Zapier, which helps you connect more than 800 independent apps, just launched a product to help you connect with colleagues. Zapier for Teams is a productivity plan built to simplify the billing and collaboration process for companies with multiple Zapier users.

Traditionally, Zapier allowed individuals to streamline processes that run across multiple disparate applications. For example: If you needed to pull customer relationship management data into your email marketing tool, you'd create a "Zap" to automate the data integration workflow. However, this capability was limited to a single Zapier account holder.

Today, Zapier has opened its software to groups, which means your company can collectively create, run, and track Zaps within a single billing profile. Rather than 100 different invoices for 100 different Zapier accounts, Zapier for Teams will be billed as one monthly charge, starting at $250.

Pricing and Features

Rather than charge per user, Zapier for Teams will bill businesses based on how many tasks are run within the solution each month. For the aforementioned $250 starting price, you can run 50,000 tasks (or a single automation process). As your number of tasks increase, so will the price you pay. After your first 50,000 tasks, each additional task will cost $0.005. Each task from 250,000 to 500,000 will cost $0.0025. Each task from 500,000 to 1 million will cost $0.0015. And, if you're running more than a million tasks per month, you'll pay $0.001 per task overage.

Unlike individual accounts, which freeze Zaps once you run over your monthly allotment of tasks, Zapier for Teams will simply increase your price tier depending on how many tasks your team runs that month. Think of it like data overages for your smartphone plan. There is no limit to the number of Zaps or tasks your team can run.

Zapier offers different levels of service to individual users. The free service lets you run 80 tasks per month, and five Zaps active at any given time. Basic accounts cost $20 per month and include Premium Apps, 600 tasks per month, and 20 Zaps. Business accounts cost $49 per month, and they run 3,000 tasks per month across 50 Zaps. A Business Plus account is $99 per month and includes 10,000 tasks per month across 125 Zaps.

Team members will be given access to their own private workspaces. Only Zap creators will be able to see and edit their Zaps. However, administrators can see how many Zaps and tasks have been created and run by team members. Current Zapier users with personal accounts can migrate their Zaps to a Teams account from within the settings console. They can also switch back and forth between a personal and Teams account at any point.

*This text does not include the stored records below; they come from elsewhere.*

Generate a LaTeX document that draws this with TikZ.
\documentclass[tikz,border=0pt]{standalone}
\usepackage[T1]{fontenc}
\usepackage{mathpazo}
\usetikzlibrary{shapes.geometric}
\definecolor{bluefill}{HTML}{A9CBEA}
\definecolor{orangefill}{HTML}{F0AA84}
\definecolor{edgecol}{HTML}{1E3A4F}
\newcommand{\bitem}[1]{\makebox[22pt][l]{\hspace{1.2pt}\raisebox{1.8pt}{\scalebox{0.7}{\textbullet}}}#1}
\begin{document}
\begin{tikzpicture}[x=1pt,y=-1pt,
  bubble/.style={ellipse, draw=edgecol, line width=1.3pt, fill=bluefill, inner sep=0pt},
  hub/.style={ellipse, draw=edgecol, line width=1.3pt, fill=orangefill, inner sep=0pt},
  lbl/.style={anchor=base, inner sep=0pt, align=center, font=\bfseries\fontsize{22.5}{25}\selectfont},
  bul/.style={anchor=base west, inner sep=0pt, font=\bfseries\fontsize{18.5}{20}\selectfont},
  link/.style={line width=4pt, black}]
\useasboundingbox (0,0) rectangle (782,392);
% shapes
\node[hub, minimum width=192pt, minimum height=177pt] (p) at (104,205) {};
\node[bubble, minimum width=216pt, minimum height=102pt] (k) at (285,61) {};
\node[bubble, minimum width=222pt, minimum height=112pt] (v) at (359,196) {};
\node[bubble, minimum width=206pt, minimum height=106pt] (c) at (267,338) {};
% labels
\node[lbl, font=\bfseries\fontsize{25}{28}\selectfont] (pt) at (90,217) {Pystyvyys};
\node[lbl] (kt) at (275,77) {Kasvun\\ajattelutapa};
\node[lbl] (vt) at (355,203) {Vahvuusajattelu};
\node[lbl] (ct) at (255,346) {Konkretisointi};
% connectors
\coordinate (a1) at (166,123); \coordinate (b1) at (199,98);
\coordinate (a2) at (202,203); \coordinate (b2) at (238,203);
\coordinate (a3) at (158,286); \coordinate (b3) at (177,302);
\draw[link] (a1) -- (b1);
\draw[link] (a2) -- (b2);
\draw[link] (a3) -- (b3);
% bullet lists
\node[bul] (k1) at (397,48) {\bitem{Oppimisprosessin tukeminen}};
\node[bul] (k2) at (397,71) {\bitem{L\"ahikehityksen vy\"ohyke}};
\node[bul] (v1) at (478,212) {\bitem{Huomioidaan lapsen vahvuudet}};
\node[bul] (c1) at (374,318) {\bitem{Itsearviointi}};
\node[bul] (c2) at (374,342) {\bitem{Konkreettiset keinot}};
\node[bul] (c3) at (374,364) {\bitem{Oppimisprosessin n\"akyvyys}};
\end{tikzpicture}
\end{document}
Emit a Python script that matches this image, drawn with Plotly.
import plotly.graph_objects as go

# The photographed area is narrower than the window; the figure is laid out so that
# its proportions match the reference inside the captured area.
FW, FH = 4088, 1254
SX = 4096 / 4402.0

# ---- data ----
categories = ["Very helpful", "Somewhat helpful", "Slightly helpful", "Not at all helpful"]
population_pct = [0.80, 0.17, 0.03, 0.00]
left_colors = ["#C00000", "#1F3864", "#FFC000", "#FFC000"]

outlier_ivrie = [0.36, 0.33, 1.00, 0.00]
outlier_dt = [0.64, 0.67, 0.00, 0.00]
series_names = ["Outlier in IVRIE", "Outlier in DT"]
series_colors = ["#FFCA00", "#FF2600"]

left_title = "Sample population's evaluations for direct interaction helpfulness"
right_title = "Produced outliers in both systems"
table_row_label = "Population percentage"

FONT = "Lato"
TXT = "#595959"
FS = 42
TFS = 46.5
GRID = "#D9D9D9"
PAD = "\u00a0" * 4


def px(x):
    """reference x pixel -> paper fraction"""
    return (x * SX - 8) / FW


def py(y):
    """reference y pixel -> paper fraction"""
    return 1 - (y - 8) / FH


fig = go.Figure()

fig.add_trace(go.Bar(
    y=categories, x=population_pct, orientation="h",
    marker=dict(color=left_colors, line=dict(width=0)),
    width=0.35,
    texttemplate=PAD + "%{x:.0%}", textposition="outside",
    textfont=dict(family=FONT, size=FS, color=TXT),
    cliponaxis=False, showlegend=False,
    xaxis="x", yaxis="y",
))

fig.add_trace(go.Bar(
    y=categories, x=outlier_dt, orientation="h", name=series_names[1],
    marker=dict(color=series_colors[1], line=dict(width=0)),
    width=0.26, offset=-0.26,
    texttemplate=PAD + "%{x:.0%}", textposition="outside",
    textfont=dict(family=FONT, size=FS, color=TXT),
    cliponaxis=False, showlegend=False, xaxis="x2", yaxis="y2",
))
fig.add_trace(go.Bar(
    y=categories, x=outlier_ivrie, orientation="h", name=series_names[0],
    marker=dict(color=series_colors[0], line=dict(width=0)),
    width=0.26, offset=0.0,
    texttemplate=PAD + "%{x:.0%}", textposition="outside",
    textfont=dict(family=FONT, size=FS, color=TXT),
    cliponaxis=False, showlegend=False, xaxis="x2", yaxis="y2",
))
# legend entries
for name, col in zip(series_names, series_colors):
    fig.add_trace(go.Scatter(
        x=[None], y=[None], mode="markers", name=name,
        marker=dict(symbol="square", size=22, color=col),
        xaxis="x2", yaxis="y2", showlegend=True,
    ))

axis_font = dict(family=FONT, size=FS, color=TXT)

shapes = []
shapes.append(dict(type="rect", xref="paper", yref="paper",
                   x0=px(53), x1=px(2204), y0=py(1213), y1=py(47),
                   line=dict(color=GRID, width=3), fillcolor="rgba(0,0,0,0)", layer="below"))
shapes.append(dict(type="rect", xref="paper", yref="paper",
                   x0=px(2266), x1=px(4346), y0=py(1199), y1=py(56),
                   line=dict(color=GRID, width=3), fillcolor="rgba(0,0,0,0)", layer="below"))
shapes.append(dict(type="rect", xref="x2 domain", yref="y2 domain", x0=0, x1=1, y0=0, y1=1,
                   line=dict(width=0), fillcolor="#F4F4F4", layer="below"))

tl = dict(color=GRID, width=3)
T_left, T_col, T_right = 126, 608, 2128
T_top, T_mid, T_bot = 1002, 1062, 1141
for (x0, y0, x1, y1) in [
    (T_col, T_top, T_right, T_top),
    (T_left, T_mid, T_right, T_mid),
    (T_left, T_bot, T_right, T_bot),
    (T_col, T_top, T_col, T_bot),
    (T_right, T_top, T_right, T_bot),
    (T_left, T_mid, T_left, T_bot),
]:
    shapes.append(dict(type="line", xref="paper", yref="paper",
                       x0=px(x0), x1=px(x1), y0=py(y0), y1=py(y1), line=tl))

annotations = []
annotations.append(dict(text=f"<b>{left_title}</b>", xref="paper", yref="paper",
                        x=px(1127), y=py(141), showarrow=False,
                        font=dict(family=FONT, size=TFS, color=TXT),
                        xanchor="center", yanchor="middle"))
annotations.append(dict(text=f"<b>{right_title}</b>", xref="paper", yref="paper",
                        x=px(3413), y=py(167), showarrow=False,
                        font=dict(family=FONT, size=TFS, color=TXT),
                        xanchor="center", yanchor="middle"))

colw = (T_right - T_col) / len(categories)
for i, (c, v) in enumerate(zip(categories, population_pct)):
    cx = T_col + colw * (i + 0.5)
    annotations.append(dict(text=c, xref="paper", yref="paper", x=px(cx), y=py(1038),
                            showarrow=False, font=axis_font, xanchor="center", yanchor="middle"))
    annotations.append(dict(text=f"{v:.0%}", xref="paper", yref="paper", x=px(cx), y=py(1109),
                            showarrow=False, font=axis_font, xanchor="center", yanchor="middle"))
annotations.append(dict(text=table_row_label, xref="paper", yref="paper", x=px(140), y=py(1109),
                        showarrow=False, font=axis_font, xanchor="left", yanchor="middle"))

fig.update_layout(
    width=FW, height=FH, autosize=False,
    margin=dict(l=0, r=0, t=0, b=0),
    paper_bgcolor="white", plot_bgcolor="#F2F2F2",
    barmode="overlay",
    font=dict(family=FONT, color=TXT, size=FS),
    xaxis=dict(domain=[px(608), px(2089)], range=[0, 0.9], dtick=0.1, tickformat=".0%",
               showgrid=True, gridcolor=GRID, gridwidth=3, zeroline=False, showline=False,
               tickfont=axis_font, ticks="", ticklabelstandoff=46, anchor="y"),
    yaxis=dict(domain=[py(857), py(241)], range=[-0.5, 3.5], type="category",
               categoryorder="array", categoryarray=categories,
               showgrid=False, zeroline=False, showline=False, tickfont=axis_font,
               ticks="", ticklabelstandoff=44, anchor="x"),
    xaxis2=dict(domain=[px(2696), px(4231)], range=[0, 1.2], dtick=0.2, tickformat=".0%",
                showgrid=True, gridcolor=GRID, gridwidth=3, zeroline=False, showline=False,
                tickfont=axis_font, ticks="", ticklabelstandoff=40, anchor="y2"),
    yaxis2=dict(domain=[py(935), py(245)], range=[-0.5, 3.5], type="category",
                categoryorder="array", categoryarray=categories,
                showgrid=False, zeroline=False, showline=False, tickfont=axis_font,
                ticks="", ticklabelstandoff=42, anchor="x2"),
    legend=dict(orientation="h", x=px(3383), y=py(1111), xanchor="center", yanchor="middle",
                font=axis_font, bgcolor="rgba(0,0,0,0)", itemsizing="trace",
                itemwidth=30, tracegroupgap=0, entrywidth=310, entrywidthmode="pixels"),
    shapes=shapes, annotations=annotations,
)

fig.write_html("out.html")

Because users will have autonomous control over how many Zaps and tasks they run within the system, there is no limit to how many Zaps and tasks are run within Teams accounts. Administrators will need to use Zapier for Teams' monitoring and forecasting tool to determine if the Team is going to run over what the administrator is willing to pay that month. Owners can remove Team members at any point, and all of their Zaps will be turned off within the Teams console. If members are reinstated, their Zaps will reappear.

Today, you can't share Zaps with team members. Zapier CEO Wade Foster said the feature is coming, though he declined to provide a more concrete timetable. The only information shared between Zap users and Zapier for Teams administrators are name, email, avatar, number of live Zaps, and number of monthly tasks.

"The big thing we're working to deliver is sharing Zaps," Foster said. "When you think about a dev team that works in GitHub and another team in Zendesk, it's nice when a rep from support and a rep from dev can work on it together, have version control, and work together just like you'd work on a Google Doc."

Zapier recently announced a partnership with LinkedIn that allows data provided to LinkedIn via lead form to be entered into the Zapier ecosystem and filtered into any of Zapier's more than 800 apps.